Until that time comes, the band pursue their Sisyphean task. The Agent Intellect sacrifices some of the feral aggression of Right in favor of emphasizing variegated timbres and cinematic ambiance. They’ve held on only to the most necessary elements of their already lean arrangements: Greg Ahee’s guitar on “Dope Cloud” is sharp as a tack, while bassist Scott Davidson and drummer Alex Leonard keep time like clockwork. When Casey drops the last word from the phrase “going out in style” on “Cowards Starve,” a guitar swoosh ably comes in to take its place, revealing a group whose synergy between the oral and the aural has grown since Right. With each hairpin turn that Casey takes – from melancholy to malevolent – the music follows suit or provides a completely unexpected but fitting counterpoint.
His literary bent had hitherto kept Casey’s inner monologue from skewing too autobiographical, at least on the surface. But Intellect sets that aside or at least makes room for glimmers of his mental state in the wake of loss. Grief is such an insidious condition, however, that it seeps into songs that would otherwise elicit different feelings, as on the opening track, “The Devil in His Youth.” Ostracized by his peers, an adolescent Prince of Darkness promises, “I will make them feel the way I do,” but it could just as easily be the proclamation of a middle-aged orphan confronted by his sudden mortality. Rage against the dying of the light, as Dylan Thomas once declared, and though Casey’s demeanor is often compared with the likes of Charles Bukowski, it also bears mentioning that the “laureate of the American lowlife” was prone to writing that borders on self-help aphorisms (“Find what you love and let it kill you”).

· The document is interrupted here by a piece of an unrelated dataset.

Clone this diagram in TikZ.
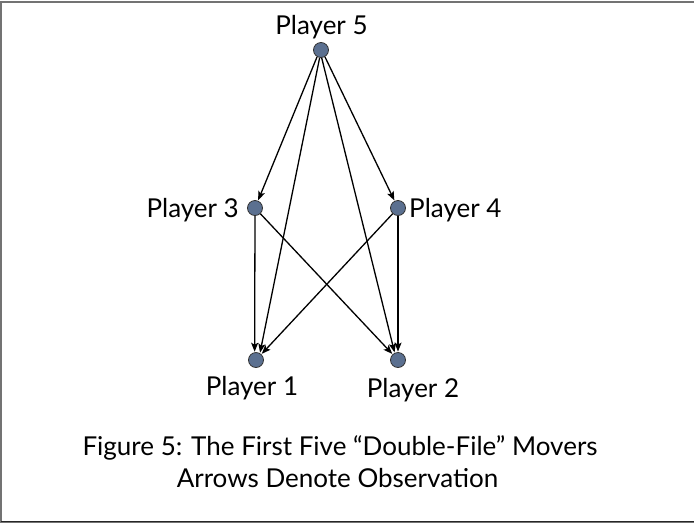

Still, Protomartyr can’t help but descend into the mire: as “Clandestine Time” comes to a close, it starts to fray like loose threads unraveling from a secondhand blazer. Guitars buzz in the stale, gray air of “Uncle Mother’s” like an alarm you can’t find the snooze button to. “Pontiac 87” kicks things off in the dark cavern of the Silverdome but ends up somewhere far more depressing. Casey’s mother makes an appearance on “Why Does It Shake?”, but the visitation seems to be too much for her, and the song soon disintegrates much like Ellen did.
The Agent Intellect gets its title from a medieval philosophical concept describing the force in the human mind that causes thoughts to pass from the potential to the actual. All throughout the record there are references to thinking and feeling, but these processes metastasize into feeble memories or worse: “And if you think about them all of the time/ You’re gonna find that your head’s been kicked in.” As they do with their relationship to Detroit, Protomartyr toy with the layers of meaning accrued around Big Ideas before knocking them over with a wave of feedback, cymbal crash, or bass slap: “That fall from grace/ Knocked me on my feet/ Don’t tell anyone/ That’s what I wanted.” But as much as they may want to remain the square piston in the round cylinder of Detroit’s rock engine, the group are writing a new chapter in its history, one that reminds us that our newfound hope is just a salve against the one thing that truly unites us: decay.
Protomartyr themselves take their name from St. Stephen, the first Christian martyr, who’s not only referenced on “Feast of Stephen,” but also reappears when that day, December 26, is mentioned in “Pontiac 87.” That Protomartyr choose to close The Agent Intellect with an homage to a religious icon, right on the heels of a romantic serenade, feels like a sun rising after years of dreary weather and gray clouds. Blue skies may not be here to stay, but the forecast for Protomartyr’s future is only getting better and brighter.